No tiene LCD, para eso necesitas micro y fue tu permisa que fuera sin ello.

No se le puede agregar y ademas si quieres cambiar de codigo debes que recablear.
Puedes utilizar pines ofaston o algo similar para no tener que soldar cada vez que cambies de codigo.


Estamos hablando de un circuito muy basico, pero funciona perfectamente

Muy barato el integrado cuesta 0.20€,la placa perforada y los pulsadores es la parte mas cara por eso te comentaba de reutilizar de algun cacharro viejo


----------



## chaky2007 (Abr 8, 2007)

los pulsadores ya tengo y la placa habra q comprarla pero bue.... esto de la electronica me facina... la proxima vez que vuelva sera con esto hecho... saludos y gracias de nuevo


----------



## Manonline (Abr 10, 2007)

Che... alguien tendra el PCB por ahi? xq ahora me duele muchisimo la cabeza y toy tratando de diseñarlo pero no puedo pensar y me pongo nervioso... jajaja... por lo menos libero tensiones escribiendo esto...

MUCHAS GRACIAS!!
Salu2,
mano.


----------



## tiopepe123 (Abr 11, 2007)

No vale la pena, con una placa perforada y cablecillo  deberia ser suficiente, estamos hablando de un integrado y un led y los pulsadores, como le comente al otro compañero coge el circuito mas sencillo y montalo si lo haces punto por punto deberia funcionar a la primera, ojo con las polalidades.

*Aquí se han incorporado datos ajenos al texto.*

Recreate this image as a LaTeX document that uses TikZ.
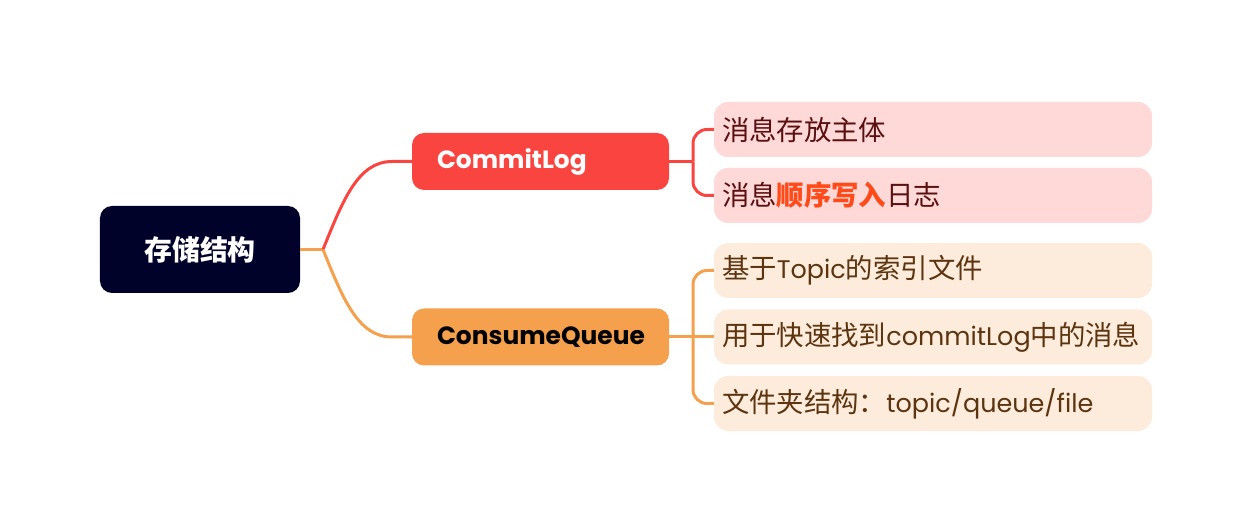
\documentclass[tikz,border=0pt]{standalone}
\usepackage{fontspec}
\setmainfont{Poppins}
\newfontfamily\cjk{Noto Sans CJK SC}
\newfontfamily\lat[Scale=0.93]{Poppins}
\usetikzlibrary{calc,positioning}

\definecolor{rootbg}{HTML}{01022A}
\definecolor{logred}{HTML}{F94440}
\definecolor{queueorg}{HTML}{F5A04C}
\definecolor{pinkbg}{HTML}{FFD9D8}
\definecolor{peachbg}{HTML}{FDEBDC}
\definecolor{redtext}{HTML}{5A0F10}
\definecolor{browntext}{HTML}{5C3510}
\definecolor{hilite}{HTML}{FF4A1A}

\tikzset{
	rootbox/.style={fill=rootbg, rounded corners=12bp, minimum width=200bp, minimum height=87bp,
		text=white, font=\cjk\bfseries\fontsize{28}{32}\selectfont},
	topicbox/.style={rounded corners=12bp, minimum width=257bp, minimum height=57bp,
		text width=207bp, inner xsep=25bp, align=left,
		font=\rmfamily\bfseries\fontsize{25}{29}\selectfont},
	leafbox/.style={rounded corners=14bp, minimum width=438bp, minimum height=55bp,
		text width=422bp, inner xsep=8bp, inner ysep=0pt, align=left,
		font=\cjk\fontsize{27.5}{31}\selectfont},
	redline/.style={draw=logred, line width=3bp},
	orgline/.style={draw=queueorg, line width=3bp},
}

\begin{document}
\begin{tikzpicture}[x=1bp,y=-1bp]

	\useasboundingbox (0,0) rectangle (1252,532);

	\node[rootbox] (root) at (200,249.5) {存储结构};

	\node[topicbox, fill=logred, text=white] (commit) at (540.5,161.5) {CommitLog};
	\node[topicbox, fill=queueorg, text=black] (consume) at (540.5,337) {ConsumeQueue};

	\node[leafbox, fill=pinkbg, text=redtext] (c1) at (933,129.5) {消息存放主体};
	\node[leafbox, fill=pinkbg, text=redtext] (c2) at (933,195.5) {消息{\bfseries\color{hilite}顺序写入}日志};

	\node[leafbox, fill=peachbg, text=browntext] (q1) at (933,270.5) {基于{\lat Topic}的索引文件};
	\node[leafbox, fill=peachbg, text=browntext] (q2) at (933,337) {用于快速找到{\lat commitLog}中的消息};
	\node[leafbox, fill=peachbg, text=browntext] (q3) at (933,403.5) {文件夹结构：{\lat topic/queue/file}};

	% root to topics
	\coordinate (rj) at (323,249.5);
	\draw[orgline] (root.east) -- (rj);
	\draw[redline] (rj) .. controls (343,200) and (358,161.5) .. (392,161.5) -- (commit.west);
	\draw[orgline] (rj) .. controls (343,299) and (358,337) .. (392,337) -- (consume.west);

	% topics to leaves
	\coordinate (cj) at (693,161.5);
	\draw[redline] (commit.east) -- (cj);
	\draw[redline, rounded corners=14bp] (cj) |- (c1.west);
	\draw[redline, rounded corners=14bp] (cj) |- (c2.west);

	\coordinate (qj) at (693,337);
	\draw[orgline] (consume.east) -- (qj) -- (q2.west);
	\draw[orgline, rounded corners=14bp] (qj) |- (q1.west);
	\draw[orgline, rounded corners=14bp] (qj) |- (q3.west);

\end{tikzpicture}
\end{document}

Para descargar tensiones utilizo una bombilla, en todo caso siempre puedes salir a la calle y dar un paseo y esperar que se descargue solo, ojo con la carga remanente suele ser peligrosa, sobretodo porque el sobresalto.


----------



## Manonline (Abr 11, 2007)

tengo una placa perforada y todo por ahi tirada... pero me gusta siempre hacerlo el pcb jejeje ^^ ademas necesitaba el mas complejo xq tengo qe activar una cerradura electrica de un portero...

para que se active solo x un tiempo pensaba usar algun circuito con un 555...

muchas gracias ^^


----------



## Trinquete (Abr 13, 2007)

Hola Manonline:
Amigo con solo utilizar el 4081 y darle unos segundos más es suficiente.Para ese cometido olvida el 4017 ,esta cerradura la diseñe para conectar dispositivos ,por ejemplo alarmas.
Un saludo.


----------



## Manonline (Abr 13, 2007)

al final arme la cerradura con los 4013 y funciona perfecto ^^ ahora tengo qe robarme la cerradura electrica de mi casa y ponerla en mi cuarto... jajaja =D

saludoss..


----------



## zismuc (Jun 11, 2007)

Gracias a todos por las respuesta... os pido disculpas por mi tardanza en contestar pero he estado fuera de españa y no he podido konectar... de veras os agradezco vuestro interes y vuestras respuesta...


----------



## tiopepe123 (Jun 11, 2007)

Haber si alguien postea unas fotos (o con el escaner) como a quedado el asunto


----------



## Gabomaster (Abr 12, 2009)

estoy intentando realizar el mismo proyecto, y este tema me viene bien , pero quisiera poner el teclado numerico en pantalla tactil. Teneis idea de como se hace eso?
Muchas gracias


----------



## pablitocarneiro (Sep 6, 2009)

hola, muy interesante la información aqui brindada. me encuentro diseñando un proyecto de una alarma, para hacerla mas interesante pense en activarla y desactivarla por teclado. estos circuitos me servirian para tal fin no? bueno saludos


----------



## akaimo (Sep 21, 2009)

vale, hoy compro el material a ver si hago un brico del Tema. Pero me queda una duda como lo adaptamos al coche? al sistema de encendido?


----------



## sensi87 (Nov 24, 2009)

si aver si alguien pone como conectarlo al coche y otra pregunta con esto arrancaria el coche? o solo nos pasa la corriente para que podamos arrancar con la llave? de ser asi alguien puede pasar otro esquema para que arranque?


----------



## pizquiz (May 5, 2010)

Hola a todos, la verdad soy bastante novato en esto y me gustaria empesar por algo sencillo como manejar un teclado numerico y 2 display de 7 segmentos; la idea seria digitar una clave de 2 digitos y talvez validarla con *#* y si la calve es correcta que en el display muestre la clave digitada y que alumbre cierto led, por el contrario si la clave es erronea que muestre algo asi como *00* y que alumbre un led distinto.
Como les cuento soy demaciado nuevo en esto y la idea es crear un cirtuito bastante sencillo pero muy funcional y entendible.


----------